HMRC beat Rangers in the “big tax” case

On 5th July 2017 at the Supreme Court in London, HMRC were finally successful in their challenge against the liquidators of the former Rangers Football Club. HMRC had claimed that the use of Employee Benefits Trusts was a mechanism employed by the club to avoid tax.

How did the Employee Benefit Trusts work?

Employers paid cash into a Trust rather than paying it directly to an employee as salary. The employee then set up a sub-trust and the whole amount paid into the main Trust for him was then transferred to this sub-trust. This meant that the employee did not pay any tax or National Insurance contributions on that money. Importantly, it also meant that the company didn’t pay the employers National Insurance Contribution.
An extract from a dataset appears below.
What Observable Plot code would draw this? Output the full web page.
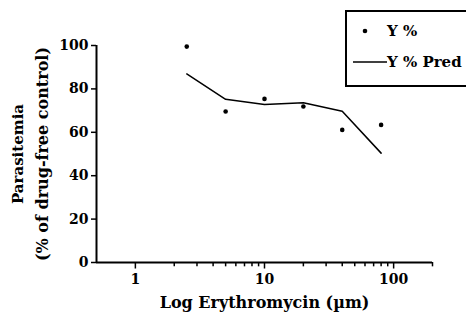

Once the money was in the sub-trust, the employee could then take out a loan from it. The sub-trust was generally for the benefit of the employee’s family with the loan to be repaid on the death of the employee.  So far, in the case of Rangers, none of the loans have been repaid.

This case was very technical in its nature but it is clear from the Judgement of the Supreme Court that a much harder line is being taken on tax avoidance schemes when interpreting the meaning of the tax legislation.

The Judgement

You can read the Supreme Court Judgement on its website by clicking here. If you would like to view Lord Hodge delivering a summary of the judgement,  please click here.

What does this mean for Rangers Football Club?

It should be said that this ruling has no impact on the current club. It does mean that the creditors of the failed company that owned the club will now receive less as the liquidators will need to meet the tax bill, interest and penalties due as a result of this ruling.